Three minutes may not seem like a long time. However, to teachers in a secondary setting, those three minutes between bells signaling new classes is a welcome respite to take a deep breath before plunging back into the deep end of the pool.
Back when we had the middle school in Ellendale, the rooms were so close together that all of us teachers could gather together at the end of the hall for some brief social meetings and to keep an eye on all the kids scurrying through the halls. Once we moved to New Richland though, we were no longer all within sight of each other; I can go days on end without seeing some of my peers in the middle school.
That adult interaction is so important in our job. Think about your occupation. Do you do your work with others, finding small moments to bring up the Twins game or The Walking Dead episode from the night before? Many people do that while remaining focused on the task at hand. Or are you enmeshed in a cubicle or office, plugging away, only occasionally stepping out for a scheduled break? Some people prefer that focused environment, accomplishing much without all the distractions that others naturally bring.
The way our hallway is set up, my room is in close proximity to Mr. Larson and Mr. Ferber, both 6th grade teachers. We savor those three-minute blocks of time and find plenty to discuss. Here’s another important part of those mini-breaks: we get along with each other. It’d be tough to cobble together conversation if we had nothing in common, but that’s certainly not the case with us.
When Mr. Cyr was principal, he deemed us “The Purple Zealots” due to our passion for the Minnesota Vikings. It’s guaranteed that Lars and I will both wear our Vikings ties the day after a win, and Mr. Ferber (The Duke) will don Vikes clothing on Mondays regardless of the outcome. Trust me, we have all the answers to what ails our beloved football team, so if the head honchos at Winter Park need answers, we can spare them three minutes to map out a plan.
Sports are an easy thing to talk about because we’ve all played and coached for many years. But we also watch the reality show Survivor. We’ve long since learned the value of spoiler alerts, just in case someone hasn’t seen the latest episode. Duey has toyed with trying out for the show over the years, and he even introduced me to a former contestant whom he knew while growing up in Byron!
It’s probably a good thing the bell rings to stir us from our pontifications and get back to work. Most of you don’t have that luxury though, unless your boss shows up on the scene. How much time gets thrown away to frivolous matters in the average workplace? Forbes did an interesting study back in 2013 about this matter and found some intriguing results.

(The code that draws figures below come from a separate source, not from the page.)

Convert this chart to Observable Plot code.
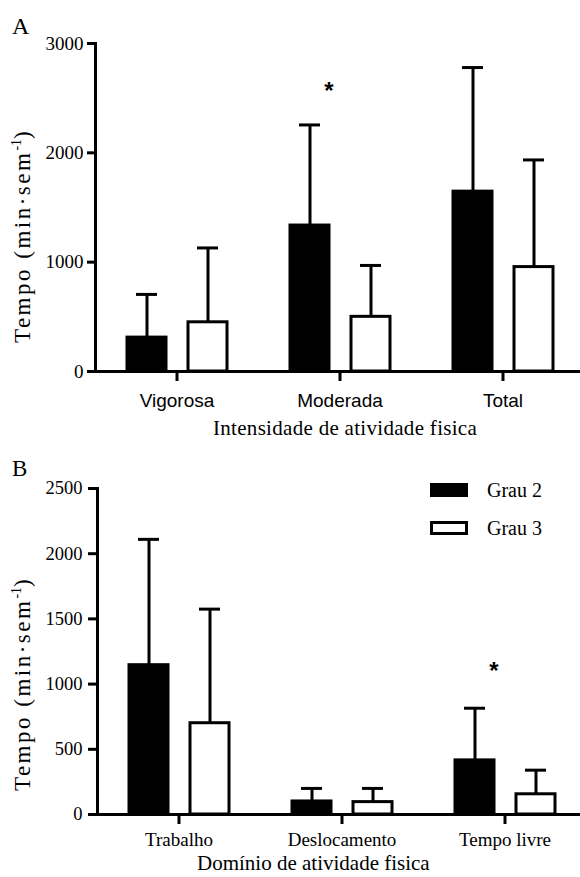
<!DOCTYPE html>
<html><head><meta charset="utf-8">
<script src="https://cdn.jsdelivr.net/npm/d3@7"></script>
<script src="https://cdn.jsdelivr.net/npm/@observablehq/plot@0.6"></script>
<style>
body{margin:0;background:#fff;}
#wrap{position:relative;width:580px;height:877px;overflow:hidden;background:#fff;}
#wrap svg{display:block;}
.ov{position:absolute;white-space:nowrap;color:#000;line-height:1;}
.serif{font-family:"Liberation Serif","Times New Roman",serif;}
.ytitle{font-size:23px;letter-spacing:2.5px;transform:translate(-50%,-50%) rotate(-90deg);}
.ytitle sup{font-size:0.6em;letter-spacing:0;}
.box{position:absolute;box-sizing:border-box;width:38px;height:14px;border:3px solid #000;}
</style></head><body>
<div id="wrap">
  <div id="chartA"></div>
  <div id="chartB"></div>
  <div class="ov serif" style="left:12px;top:14px;font-size:24px;">A</div>
  <div class="ov serif" style="left:12px;top:457px;font-size:23px;">B</div>
  <div class="ov serif ytitle" style="left:22px;top:236px;">Tempo (min·sem<sup>-1</sup>)</div>
  <div class="ov serif ytitle" style="left:22px;top:684px;">Tempo (min·sem<sup>-1</sup>)</div>
  <div class="ov serif" style="left:213px;top:418px;font-size:21px;letter-spacing:0.3px;">Intensidade de atividade fisica</div>
  <div class="ov serif" style="left:197px;top:853px;font-size:21px;">Domínio de atividade fisica</div>
  <div class="box" style="left:430px;top:483px;background:#000;"></div>
  <div class="box" style="left:430px;top:521px;background:#fff;"></div>
  <div class="ov serif" style="left:487px;top:480px;font-size:20px;">Grau 2</div>
  <div class="ov serif" style="left:487px;top:518px;font-size:20px;">Grau 3</div>
</div>
<script>
const SERIF = "Liberation Serif, Times New Roman, serif";
const SANS = "Liberation Sans, Arial, sans-serif";

const series = ["Grau 2", "Grau 3"];

// Panel A: intensity
const catsA = ["Vigorosa", "Moderada", "Total"];
const meanA_g2 = [310, 1335, 1645];
const upperA_g2 = [705, 2255, 2780];
const meanA_g3 = [450, 500, 955];
const upperA_g3 = [1130, 970, 1935];
const ticksA = [0, 1000, 2000, 3000];
const sigA = [{cat: "Moderada", grau: "Grau 2", y: 2620}];

// Panel B: domain
const catsB = ["Trabalho", "Deslocamento", "Tempo livre"];
const meanB_g2 = [1145, 100, 415];
const upperB_g2 = [2110, 200, 815];
const meanB_g3 = [700, 95, 155];
const upperB_g3 = [1575, 200, 340];
const ticksB = [0, 500, 1000, 1500, 2000, 2500];
const sigB = [{cat: "Tempo livre", grau: "Grau 2", y: 1145}];

function rows(cats, m2, u2, m3, u3) {
  const out = [];
  cats.forEach((c, i) => {
    out.push({cat: c, grau: series[0], mean: m2[i], upper: u2[i]});
    out.push({cat: c, grau: series[1], mean: m3[i], upper: u3[i]});
  });
  return out;
}

function panel(cats, data, ticks, sig, o) {
  return Plot.plot({
    width: 580, height: o.height,
    marginLeft: o.ml, marginRight: o.mr, marginTop: o.mt, marginBottom: o.mb,
    style: {background: "white", overflow: "visible"},
    fx: {domain: cats, padding: 0, label: null},
    x: {domain: series, paddingInner: 0.363, paddingOuter: 0.5025, axis: null},
    y: {domain: [ticks[0], ticks[ticks.length - 1]]},
    color: {domain: series, range: ["black", "white"]},
    marks: [
      Plot.axisY({ticks, tickFormat: d => String(d), tickSize: o.ts, tickPadding: o.tp, strokeWidth: 3, fontSize: o.yfs, fontFamily: SERIF, label: null}),
      Plot.axisFx({anchor: "bottom", tickSize: 10, tickPadding: o.xtp, strokeWidth: 3, fontSize: 19, fontFamily: o.xfont, label: null}),
      Plot.frame({anchor: "left", strokeWidth: 3, facetAnchor: "left"}),
      Plot.ruleX(data, {fx: "cat", x: "grau", y1: "mean", y2: "upper", strokeWidth: 3}),
      Plot.tickY(data, {fx: "cat", x: "grau", y: "upper", strokeWidth: 3, insetLeft: 9, insetRight: 9}),
      Plot.barY(data, {fx: "cat", x: "grau", y: "mean", fill: "grau", stroke: "black", strokeWidth: 3}),
      Plot.ruleY([0], {strokeWidth: 3}),
      Plot.text(sig, {fx: "cat", x: "grau", y: "y", text: () => "*", dx: 19, dy: 6, fontSize: 24, fontWeight: "bold", fontFamily: SANS})
    ]
  });
}

const dataA = rows(catsA, meanA_g2, upperA_g2, meanA_g3, upperA_g3);
const dataB = rows(catsB, meanB_g2, upperB_g2, meanB_g3, upperB_g3);

document.getElementById("chartA").append(panel(catsA, dataA, ticksA, sigA,
  {height: 440, ml: 94, mr: -5, mt: 43, mb: 69, ts: 8, tp: 4, yfs: 19, xtp: 12, xfont: SANS}));
document.getElementById("chartB").append(panel(catsB, dataB, ticksB, sigB,
  {height: 437, ml: 97, mr: -6, mt: 48, mb: 63, ts: 9, tp: 6, yfs: 18.5, xtp: 8, xfont: SERIF}));
</script>
</body></html>
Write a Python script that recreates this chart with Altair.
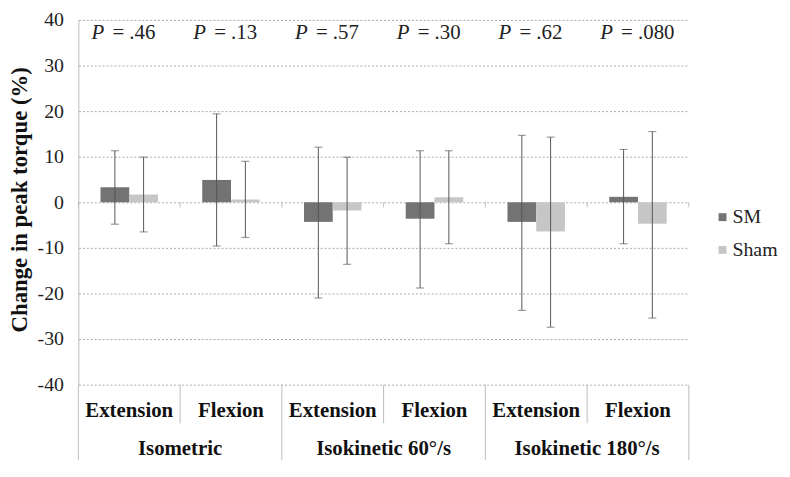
import altair as alt
import pandas as pd

# ---- data ----
modes = ["Isometric", "Isometric", "Isokinetic 60°/s", "Isokinetic 60°/s", "Isokinetic 180°/s", "Isokinetic 180°/s"]
moves = ["Extension", "Flexion", "Extension", "Flexion", "Extension", "Flexion"]
series = ["SM", "Sham"]
sm_mean = [3.3, 4.9, -4.3, -3.6, -4.3, 1.2]
sm_upper = [11.3, 19.4, 12.1, 11.3, 14.7, 11.6]
sm_lower = [-4.8, -9.6, -21.0, -18.8, -23.7, -9.1]
sham_mean = [1.7, 0.6, -1.8, 1.1, -6.4, -4.7]
sham_upper = [9.9, 9.0, 9.9, 11.3, 14.3, 15.5]
sham_lower = [-6.5, -7.7, -13.6, -9.1, -27.4, -25.4]
p_rest = ["= .46", "= .13", "= .57", "= .30", "=  .62", "= .080"]
y_ticks = [-40, -30, -20, -10, 0, 10, 20, 30, 40]
colors = ["#737373", "#c6c6c6"]

cats = [f"{m}|{v}" for m, v in zip(modes, moves)]

rows = []
for i, c in enumerate(cats):
    rows.append(dict(cond=c, series="SM", mean=sm_mean[i], lo=sm_lower[i], hi=sm_upper[i]))
    rows.append(dict(cond=c, series="Sham", mean=sham_mean[i], lo=sham_lower[i], hi=sham_upper[i]))
df = pd.DataFrame(rows)
cat_df = pd.DataFrame(dict(cond=cats, mode=modes, move=moves, prest=p_rest, P=["P"] * 6))

W, H = 616, 368
FONT = "Liberation Serif"
GRID = "#a8a8a8"
SEP = "#bdbdbd"
LEG_Y = [199, 232]


def X(**kw):
    return alt.X("cond:N", sort=cats,
                 scale=alt.Scale(domain=cats, paddingInner=0, paddingOuter=0),
                 axis=None, **kw)


xoff = alt.XOffset("series:N", sort=series,
                   scale=alt.Scale(domain=series, paddingInner=0, paddingOuter=0.77))
yscale = alt.Scale(domain=[-40, 40], nice=False, zero=False)
cscale = alt.Scale(domain=series, range=colors)

bars = alt.Chart(df).mark_bar().encode(
    x=X(),
    xOffset=xoff,
    y=alt.Y("mean:Q", scale=yscale,
            axis=alt.Axis(values=y_ticks, title="Change in peak torque (%)",
                          grid=True, gridDash=[2, 2], gridColor=GRID, gridWidth=1,
                          ticks=False, domain=True, domainColor=SEP,
                          labelFont=FONT, labelFontSize=20, labelColor="#222",
                          labelPadding=15,
                          labelExpr="toString(datum.value)",
                          titleFont=FONT, titleFontSize=23, titleFontWeight="bold",
                          titleColor="#111", titleX=-59, titleY=H / 2 - 3,
                          titleAlign="center", titleBaseline="middle", titleAngle=-90)),
    color=alt.Color("series:N", sort=series, scale=cscale, legend=None),
)

leg_df = pd.DataFrame(dict(series=series))
leg_layers = []
for s, yy in zip(series, LEG_Y):
    base = alt.Chart(leg_df).transform_filter(alt.datum.series == s)
    leg_layers.append(base.mark_square(size=64, opacity=1).encode(
        x=alt.value(650), y=alt.value(yy),
        color=alt.Color("series:N", sort=series, scale=cscale, legend=None)))
    leg_layers.append(base.mark_text(font=FONT, fontSize=20, align="left", baseline="middle",
                                     color="#222").encode(
        x=alt.value(660), y=alt.value(yy), text="series:N"))

err = alt.Chart(df).mark_rule(color="#555", strokeWidth=1).encode(
    x=X(), xOffset=xoff, y=alt.Y("lo:Q", scale=yscale), y2="hi:Q")
cap_hi = alt.Chart(df).mark_tick(color="#555", size=8, thickness=1, orient="horizontal").encode(
    x=X(), xOffset=xoff, y=alt.Y("hi:Q", scale=yscale))
cap_lo = alt.Chart(df).mark_tick(color="#555", size=8, thickness=1, orient="horizontal").encode(
    x=X(), xOffset=xoff, y=alt.Y("lo:Q", scale=yscale))

p_ital = alt.Chart(cat_df).mark_text(font=FONT, fontSize=21, fontStyle="italic", align="left",
                                     baseline="middle", dx=-38, color="#222").encode(
    x=X(), y=alt.value(13), text="P:N")
p_txt = alt.Chart(cat_df).mark_text(font=FONT, fontSize=21, align="left",
                                    baseline="middle", dx=-17, color="#222").encode(
    x=X(), y=alt.value(13), text="prest:N")

move_txt = alt.Chart(cat_df).mark_text(font=FONT, fontSize=21, fontWeight="bold",
                                       baseline="middle", color="#111").encode(
    x=X(), y=alt.value(H + 27), text="move:N")

flex_df = cat_df[cat_df["move"] == "Flexion"]
ext_df = cat_df[cat_df["move"] == "Extension"]
last_df = cat_df.tail(1)

mode_txt = alt.Chart(flex_df).mark_text(font=FONT, fontSize=21, fontWeight="bold",
                                        baseline="middle", color="#111").encode(
    x=X(bandPosition=0), y=alt.value(H + 65), text="mode:N")

sep_short = alt.Chart(flex_df).mark_rule(color=SEP, strokeWidth=1).encode(
    x=X(bandPosition=0), y=alt.value(H), y2=alt.value(H + 39))
sep_long = alt.Chart(ext_df).mark_rule(color=SEP, strokeWidth=1).encode(
    x=X(bandPosition=0), y=alt.value(H), y2=alt.value(H + 76))
sep_end = alt.Chart(last_df).mark_rule(color=SEP, strokeWidth=1).encode(
    x=X(bandPosition=1), y=alt.value(H), y2=alt.value(H + 76))

zero_ticks = alt.Chart(cat_df).mark_rule(color=SEP, strokeWidth=1).encode(
    x=X(bandPosition=0), y=alt.Y("z0:Q", scale=yscale), y2="z1:Q"
).transform_calculate(z0="0", z1="-1.1")
zero_end = alt.Chart(last_df).mark_rule(color=SEP, strokeWidth=1).encode(
    x=X(bandPosition=1), y=alt.Y("z0:Q", scale=yscale), y2="z1:Q"
).transform_calculate(z0="0", z1="-1.1")

chart = alt.layer(
    bars, zero_ticks, zero_end, err, cap_hi, cap_lo, p_ital, p_txt,
    move_txt, mode_txt, sep_short, sep_long, sep_end, *leg_layers
).properties(
    width=W, height=H,
    autosize=alt.AutoSizeParams(type="none"),
    padding={"left": 71, "top": 10, "right": 94, "bottom": 74},
    background="white",
).configure(font=FONT).configure_axis(
    labelFont=FONT, titleFont=FONT
).configure_view(stroke=None)

chart.save("out.html", embed_options={"renderer": "svg", "actions": False})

They discovered that 29% of employees surveyed wasted 1-2 hours per week, and 21% wasted 2-4 hours per week. Three% even admitted to wasting 10 or more hours a week! If time is money, this last group of people cost their companies plenty; they waste at least a week for every month of work!
One of the biggest time-wasting periods is around the NCAA Men’s Basketball Tournament. March Madness has people filling out brackets by the millions, and it’s estimated that event costs more time than anything else during the year. Not only is time spent on picking winners, but also on checking scores or streaming games. Most of these areas have a “Boss Button” that will instantly change your screen to something that looks like work!
It’s very easy to say we’re just going to quick check Facebook or play a game of Candy Crush, and some studies show it’s a good thing to just take a mental break for a couple of minutes. But it’s not so easy all the time to resume the activities we’re getting paid to do, is it?
I’m lucky to work near some good friends in Shawn and Duey. Much like some of you, I can look forward to taking a few minutes to get out from under the pile of work and discuss whether the Timberwolves new coach will finally get the job done or whether the rain will come as predicted. At the very least, a good quote from Seinfeld or The Office or Cheers can be found floating out from our conversation or a new nickname determined for a passerby.
Oops! There’s the bell. I’d best get back to my job!
Word of the Week: This week’s word is galumph, which means to move slowly and heavily, as in, “The teachers watched the overloaded students galumph from class to class.” Impress your friends and confuse your enemies!